Tutuklu sanıklardan Sami Ayberk Ünlü, “Annem babam ilahiyat mezunu, vatanına milletine bağlı bir Türk genciyim. Kız kardeşimin adı bile Ayyıldız. Ben orada Türk bayrağını sallıyordum. Koğuşta yatağımın baş ucunda da Türk bayrağı var. Her gece vatan sağ olsun diyerek uyuyorum. Suçlamaları kabul etmiyorum. Slogan atıldıysa bile duymadım, gaz maskem vardı. Polisten müdahale oldu. Gelip beni itip elimden bayrağı zorla aldı.” dedi.

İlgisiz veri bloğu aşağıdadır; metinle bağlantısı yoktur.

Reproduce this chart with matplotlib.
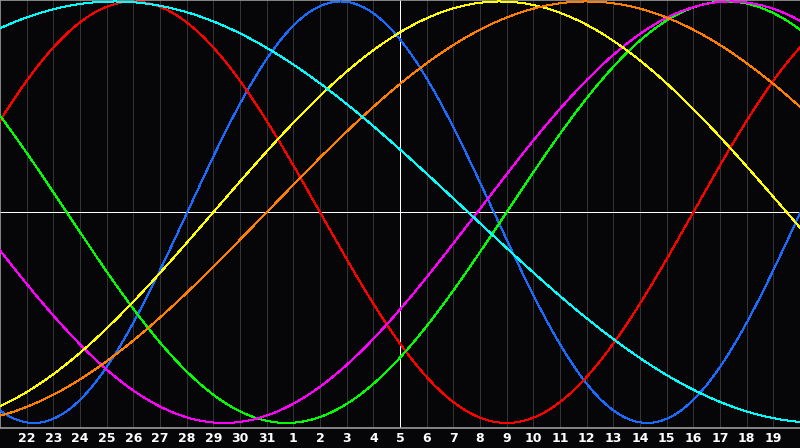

"Kaşımın ortasını yardılar, burnumu kırdılar ve bayılttılar, tekrar ayağa kaldırıp darp ettiler"
İstanbul Üniversitesi Biyoloji bölümü yüksek lisans öğrencisi olan Semih Çağan savunmasında, “Tez araştırmam için laboratuarda deney yapıyordum. İnsanların 'hak, hukuk, adalet' seslerini duydum. İktidarın yönetim şeklini de beğenmediğimden aralarına gitmek istedim. Hiçbir şekilde hakaret içeren slogan atmadım. Oradan evime geçtim. Polis beni evimden aldı. Koğuşumuzun dört bir yanında Atatürk resmi ve Türk bayrakları asılı. Yargısız infaz edildik.” ifadelerini kullandı.
YKS öğrencisi Toprak Doğan ise “Aniden biber gazı yedim, yere düştüm. Kaşımın ortasını yardılar, burnumu kırdılar ve bayılttılar, tekrar ayağa kaldırıp tekrar kelepçeleyip tekrar darp ettiler. Zorluk çıkarmadım ama ona rağmen böyle yaptılar. Yaklaşık 8 aydır sıkı bir eğitim alıyordum. Ben ilk defa anneler gününü annemdem uzakta geçirdim. Ramazan Bayramı’nda sofrada boş tabak bıraktım. Cumhurbaşkanına hakaret etmedim ya da yasa dışı faaliyet göstermedim.” dedi.
"Sadece hakaret eden grubun yanında durduğum için bu davadayım"
Adli kontrol tedbirleri uygulanarak tutuksuz yargılanan 24 yaşındaki Mehmet Ali Atagün ise, “Üniversite öğrencisiyim. Sadece hakaret eden grubun yanında durduğum için bu davadayım.” dedi. Salon gülerek tepki gösterdi. Bir diğer tutuksuz sanık İbrahim Taha Güler de “Ben suç işlemedim” dedi.
Savunmaların ardından mütaalasını açıklayan savcı, sanıkların tutukluluk hallerinin ve adli kontrol tedbirlerinin devamını istedi.